Detach with love. Its easy to think about, hard to put in practice. The pull that people have over me still makes me angry. I want to tell them off. I want to yell and scream. GET A LIFE OF YOUR OWN! LEAVE ME ALONE! It’s not that I don’t want to be around them, but I want to get off of this auto pilot. I want the option of choice. Not from anyone else, but within me. Just because I’ve done things in the past doesn’t mean I have to do it today.

I was feeling very peaceful this morning. Very peaceful. Then just like an oven timer. DING! Auto pilot comes on. I get ansty and annoyed. My mind starts to race and my heart shuts down.

God gives us, gives me free will. He gives me the ability to walk my own way if I so desire. God hears our no and says OK. I wish you wouldn’t but its okay. I still love you and never will stop hoping you’ll say yes. People… definitely DON’T. Especially sick people. I definitely know who and what sick people do because I am one of them. Only a sick person would continiously do something for someone else that they don’t really don’t want to do. And I don’t even know what it is I WANT to do. That’s the saddest part.

Sigh. Surrender the feelings and the actions will come…

We Are Lovable

14 Jul

Even if the most important person in your world rejects you, you are still
real, and you are still okay.
–Codependent No More

Do you ever find yourself thinking: How could anyone possibly love me? For
many of us, this is a deeply ingrained belief that can become a
self-fulfilling prophecy.

Thinking we are unlovable can sabotage our relationships with co-workers,
friends, family members, and other loved ones. This belief can cause us to
choose, or stay in, relationships that are less than we deserve because we
don’t believe we deserve better. We may become desperate and cling as if a
particular person was our last chance at love. We may become defensive and
push people away. We may withdraw or constantly overreact.

While growing up, many of us did not receive the unconditional love we
deserved. Many of us were abandoned or neglected by important people in our
life.

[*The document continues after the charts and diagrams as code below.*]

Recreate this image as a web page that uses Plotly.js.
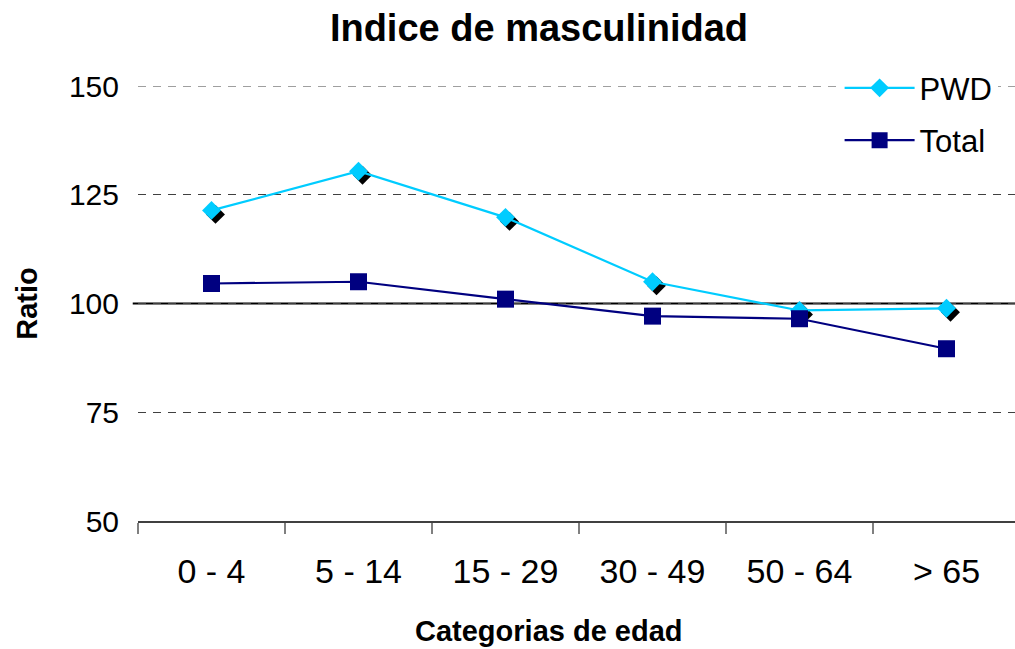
<!DOCTYPE html>
<html>
<head>
<meta charset="utf-8">
<script src="https://cdn.plot.ly/plotly-3.0.1.min.js"></script>
<style>html,body{margin:0;padding:0;background:#fff;}#chart{width:1015px;height:649px;}</style>
</head>
<body>
<div id="chart"></div>
<script>
const categories = ["0 - 4", "5 - 14", "15 - 29", "30 - 49", "50 - 64", "> 65"];
const pwdValues = [121.4, 130.4, 119.8, 105.0, 98.4, 98.9];
const totalValues = [104.6, 105.0, 101.0, 97.1, 96.5, 89.6];
const yTickValues = [50, 75, 100, 125, 150];

const FONT = "Liberation Sans, Arial, sans-serif";
const X_RANGE = [-0.5, 5.466];
const Y_RANGE = [50, 150];
// shadow offset (~4px right, ~4px down) expressed in axis units
const dx = 4 / 147, dy = 4 / 4.34;

const traces = [
  { // shadow of PWD markers, on hidden shifted axes (drawn underneath)
    x: categories, y: pwdValues, xaxis: "x", yaxis: "y",
    mode: "markers", showlegend: false, hoverinfo: "skip",
    marker: {symbol: "diamond", size: 14.5, color: "#000000", line: {width: 0}}
  },
  {
    x: categories, y: pwdValues, xaxis: "x2", yaxis: "y2", name: "PWD",
    mode: "lines+markers", legendgroup: "a",
    line: {color: "#00CCFF", width: 2.2},
    marker: {symbol: "diamond", size: 14.5, color: "#00CCFF", line: {width: 0}}
  },
  {
    x: categories, y: totalValues, xaxis: "x2", yaxis: "y2", name: "Total",
    mode: "lines+markers", legendgroup: "b",
    line: {color: "#000080", width: 2.2},
    marker: {symbol: "square", size: 17, color: "#000080", line: {width: 0}}
  }
];

const layout = {
  width: 1015, height: 649,
  margin: {l: 138, r: 0, t: 86, b: 128},
  paper_bgcolor: "#ffffff", plot_bgcolor: "#ffffff",
  font: {family: FONT, color: "#000000"},
  title: {
    text: "<b>Indice de masculinidad</b>",
    font: {family: FONT, size: 38, color: "#000000"},
    xref: "container", x: 0.531, xanchor: "center",
    yref: "container", y: 0.958, yanchor: "middle"
  },
  xaxis: {
    type: "category", categoryorder: "array", categoryarray: categories,
    range: [X_RANGE[0] - dx, X_RANGE[1] - dx], visible: false, fixedrange: true
  },
  yaxis: {
    range: [Y_RANGE[0] + dy, Y_RANGE[1] + dy], visible: false, fixedrange: true
  },
  xaxis2: {
    overlaying: "x", anchor: "y2", side: "bottom",
    type: "category", categoryorder: "array", categoryarray: categories,
    range: X_RANGE,
    showline: true, linecolor: "#404040", linewidth: 1.5,
    ticks: "outside", tickson: "boundaries", ticklen: 11, tickcolor: "#808080", tickwidth: 1.5,
    showgrid: false, ticklabelstandoff: 20,
    tickfont: {family: FONT, size: 34, color: "#000000"}
  },
  yaxis2: {
    overlaying: "y", anchor: "x2", side: "left",
    range: Y_RANGE, tickvals: yTickValues, ticktext: yTickValues.map(String),
    showline: false, ticks: "", ticklabelstandoff: 18,
    showgrid: true, gridcolor: "#404040", gridwidth: 1, griddash: "8px,7px",
    zeroline: false,
    tickfont: {family: FONT, size: 30, color: "#000000"},
    title: {text: "<b>Ratio</b>", font: {family: FONT, size: 29, color: "#000000"}, standoff: 22}
  },
  annotations: [{
    text: "<b>Categorias de edad</b>", xref: "paper", yref: "paper",
    x: 0.469, y: -0.253, xanchor: "center", yanchor: "middle", showarrow: false,
    font: {family: FONT, size: 29, color: "#000000"}
  }],
  shapes: [
    {type: "line", xref: "paper", yref: "y2", x0: -0.006, x1: 1, y0: 100, y1: 100,
     line: {color: "#000000", width: 2}, layer: "below"},
    {type: "line", xref: "paper", yref: "y2", x0: 0, x1: 1, y0: 150, y1: 150,
     line: {color: "#404040", width: 1, dash: "8px,7px"}, layer: "below"}
  ],
  legend: {
    x: 0.800, y: 1.057, xanchor: "left", yanchor: "top",
    bgcolor: "#ffffff", borderwidth: 0,
    font: {family: FONT, size: 31, color: "#000000"},
    itemwidth: 70, tracegroupgap: 9, traceorder: "grouped"
  },
  showlegend: true
};

Plotly.newPlot("chart", traces, layout, {displayModeBar: false, staticPlot: true});
</script>
</body>
</html>
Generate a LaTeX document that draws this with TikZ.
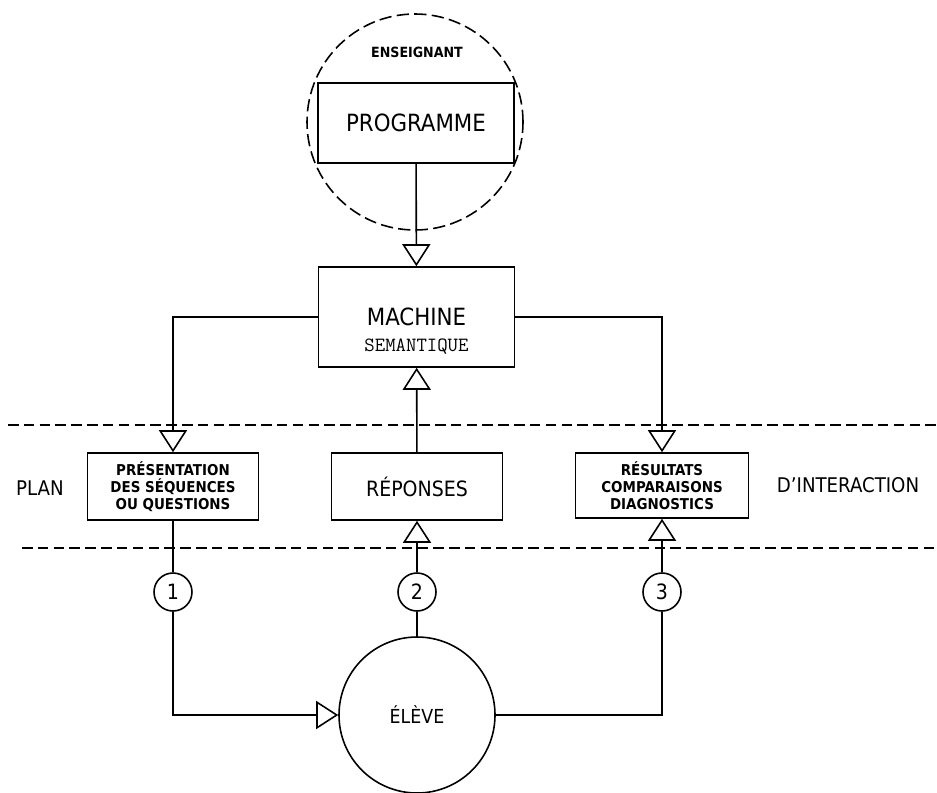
\documentclass[tikz,border=0pt]{standalone}
\usepackage{fontspec}
\setmainfont{DejaVu Sans Condensed}
\usetikzlibrary{arrows.meta, positioning, calc}

\begin{document}
\begin{tikzpicture}[
    x=0.2mm, y=-0.2mm,
    box/.style={
        rectangle, draw, line width=0.9pt, align=center, inner sep=1pt,
        minimum width=3.42cm, minimum height=1.34cm
    },
    bigbox/.style={
        box, minimum width=3.92cm, minimum height=1.6cm,
        font=\fontsize{13.5}{16}\selectfont
    },
    smallbox/.style={box, font=\bfseries\fontsize{8.5}{9.6}\selectfont},
    num/.style={
        circle, draw, line width=0.9pt, minimum size=0.76cm, inner sep=0pt,
        font=\fontsize{12}{14}\selectfont
    },
    bigcircle/.style={circle, draw, line width=0.9pt, inner sep=0pt},
    sep/.style={draw, dash pattern=on 6pt off 3pt, line width=0.9pt},
    link/.style={draw, line width=0.9pt},
    line/.style={draw, line width=0.9pt, -{Triangle[open, length=0.44cm, width=0.56cm]}}
]
    \useasboundingbox (0,0) rectangle (937,792);

    \node [bigcircle, minimum size=4.32cm, dash pattern=on 7pt off 3pt] (ens) at (415,122) {};
    \node [font=\bfseries\fontsize{8}{9}\selectfont] (enslabel) at (417,52) {ENSEIGNANT};
    \node [bigbox] (prog) at (416,123) {PROGRAMME};

    \node [bigbox, minimum height=2cm] (machine) at (416.5,317) {MACHINE};
    \node [font=\ttfamily\fontsize{11.5}{13}\selectfont] (sem) at (416.5,347) {SEMANTIQUE};

    \node [smallbox] (pres) at (173,486.5) {PRÉSENTATION\\DES SÉQUENCES\\OU QUESTIONS};
    \node [box, font=\fontsize{12}{14}\selectfont] (rep) at (417,486.5) {RÉPONSES};
    \node [smallbox, minimum width=3.46cm, minimum height=1.3cm] (res) at (662,485.5) {RÉSULTATS\\COMPARAISONS\\DIAGNOSTICS};

    \node [font=\fontsize{11.5}{13}\selectfont] (plan) at (40,488) {PLAN};
    \node [font=\fontsize{11.5}{13}\selectfont] (inter) at (848,485) {D’INTERACTION};

    \node [num] (n1) at (173,592) {1};
    \node [num] (n2) at (417,592) {2};
    \node [num] (n3) at (662,592) {3};

    \node [bigcircle, minimum size=3.12cm, font=\fontsize{11}{13}\selectfont] (eleve) at (417,715) {ÉLÈVE};

    % plan d'interaction
    \coordinate (sepA) at (8,425);   \coordinate (sepB) at (937,425);
    \coordinate (sepC) at (22,548);  \coordinate (sepD) at (937,548);
    \path [sep] (sepA) -- (sepB);
    \path [sep] (sepC) -- (sepD);

    \path [line] (prog) -- (machine);
    \path [line] (machine.west) -| (pres.north);
    \path [line] (machine.east) -| (res.north);
    \path [line] (rep) -- (machine);

    \path [link] (pres) -- (n1);
    \path [line] (n1.south) |- (eleve.west);
    \path [link] (eleve) -- (n2);
    \path [line] (n2) -- (rep);
    \path [link] (eleve.east) -| (n3.south);
    \path [line] (n3) -- (res);
\end{tikzpicture}
\end{document}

We may have concluded that the reason we weren’t loved was because we
were unlovable. Blaming ourselves is an understandable reaction, but an
inappropriate one. If others couldn’t love us, or love us in ways that
worked, that’s not our fault. In recovery, we’re learning to separate
ourselves from the behavior of others. And we’re learning to take
responsibility for our healing, regardless of the people around us.

Just as we may have believed that we’re unlovable, we can become skilled at
practicing the belief that we are lovable. This new belief will improve the
quality of our relationships. It will improve our most important
relationship: our relationship with our self. We will be able to let others
love us and become open to the love and friendship we deserve.

Today, God, help me be aware of and release any self-defeating beliefs I
have about being unlovable. Help me begin, today, to tell myself that I am
lovable. Help me practice this belief until it gets into my core and
manifests itself in my relationships.